Une dame, crins argentés, assise sur le rebord du jardin de l’Observatoire, dans le XIVe arrondissement de Paris. Seule, ses petites jambes qui se balancent, son pull marin contre la grande grille. Elle ne sait pas exactement ce qui l’a poussée ici, le soleil qui brille ou les dernières factures salées : «Tout prend 30%.» Ce n’est pas une aficionado des manifs. Elle semble un peu perdue. «Il y a peu de monde, non ?» Les gens ont la gueule d’habitués. Les moteurs des camions des syndicats ronronnent. Les rangs sont clairs. Un type dit que c’est comme le café du matin, c’est la mobilisation du réveil.
Billet
Au moment où la dame du rebord, mère de deux gosses, bibliothécaire à Paris, parle de «joindre les deux bouts», la secrétaire générale de la CGT, Sophie Binet, évoque une manif pour «pour exiger un plan de financement à la hauteur pour garantir l’avenir des services publics, de nos écoles, hôpitaux, universités, exsangues». La grève, à l’appel de la CGT, de Solidaires et de FSU, a de vastes espoirs : l’abrogation de la réforme des retraites, l’augmentation des salaires et la dénonciation du «déni de démocratie» face au refus d’Emmanuel Macron de nommer un chef de gouvernement issu du Nouveau Front populaire. A Paris, 20 000 manifestants ont défilé de Denfert-Rochereau à la place de la Bastille selon la CGT. Les syndicats ont choisi leur timing : le départ est donné une heure avant le discours de politique générale de Michel Barnier, à 15 heures.
«Continuer le combat»
Sous les marronniers de l’avenue, aux premières secousses du cortège, Frédéric prend sa mine lugubre. Il a calculé, pas longtemps, il lui a suffi de quelques secondes. Et cinquante-six ans, c’est long. Depuis 1968 et l’augmentation du salaire minimum de 35%, «il n’y a pas eu de grande réforme pour les salariés», assure-t-il. Même les 35 heures ne trouvent pas grâce à ses yeux : «Ça a fini par malmener les conditions de travail.» Alors le grand oral de Michel Barnier… Il en attend que tchi. Frédéric s’est déplacé, comme à chaque fois, avec Solange. C’est leur «rentrée sociale». C’est un petit couple. Il a un chignon, elle porte son sac à dos comme une écolière. Il marne à Algeco, elle est à la retraite. Ils ont manifesté durant toute la bataille contre la réforme des retraites, côte à côte, le pas identique, souple, leurs mains pas collées mais presque. Le matin à Meaux, l’aprèm à Paris. Frédéric s’est pris deux ans dans la vue avec la réforme. Ils parlent d’être «Gaulois réfractaires». De «continuer le combat». «Je le fais pour lui», dit Solange.

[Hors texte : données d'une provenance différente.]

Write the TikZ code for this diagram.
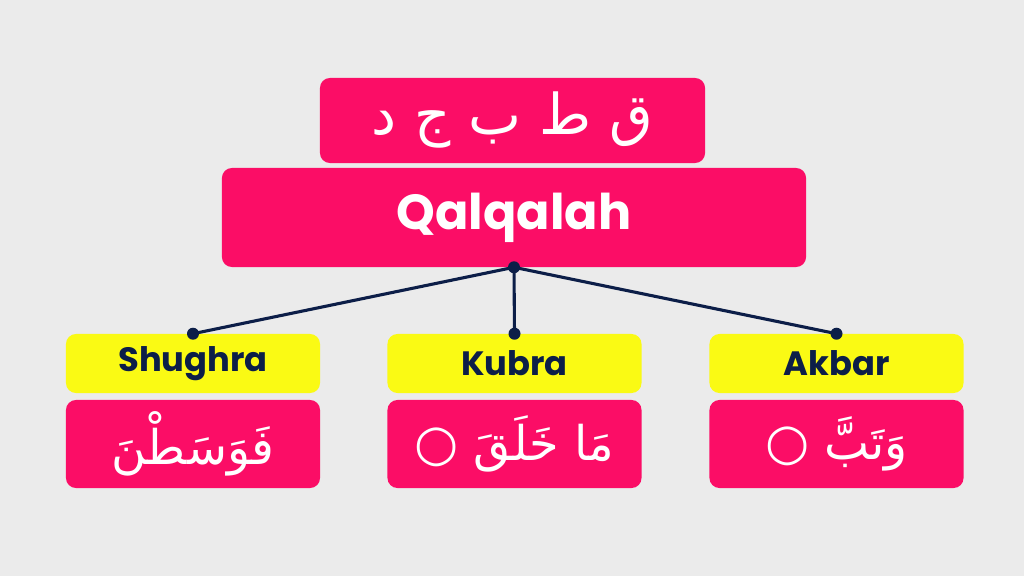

Tandis que Michel Barnier commence son discours, un manifestant appuie compulsivement sur son téléphone. Montée de tension face à la causerie du Premier ministre ? Oh, pas du tout. Il joue au Scrabble. «Barnier n’a rien à faire là. Je vais pas passer une heure à l’écouter, c’est pas mon problème.» Le scrabbleur révolté porte un pantalon ample en lin et de beaux souliers. Il baisse la tête en fulminant. Ici, tout autour, le nouveau Premier ministre n’existe pas. C’est Macron qui est dans toutes les bouches.
«L’élitisme à tous les étages»
Vincent, un prof des écoles, petite quarantaine, imagine son discours. Il pose ses doigts sur un pupitre imaginaire. Il se racle la gorge. «En concertation avec toutes les forces républicaines, je vais rassembler le plus largement possible, de l’extrême droite… au centre droit. Je vous le promets : je vais tout faire pour baisser le déficit public.» Vincent adopte le ton qu’il prend en classe. «J’ai une petite section de maternelle.» Il rit. «Pour pleins de raisons», Vincent fait grève : «Les problèmes de remplacement, de recrutement, d’inclusion des enfants handicapés.» Surtout, il en a marre de «l’élitisme à tous les étages et de l’évaluation permanente». Dans le flot réduit du cortège, Vincent tourne la tête à droite, à gauche. Il cherche des connaissances. Il dit qu’il n’a vu aucun autre professeur. De toute façon, il ne s’attendait pas «à la révolution» aujourd’hui. «Peut-être» lira-t-il dans la soirée un compte rendu du discours du Premier ministre. Ce n’est pas certain. Il découvrirait, alors, que Michel Barnier, pour alléger la dépense publique, veut «développer partout une culture de l’évaluation».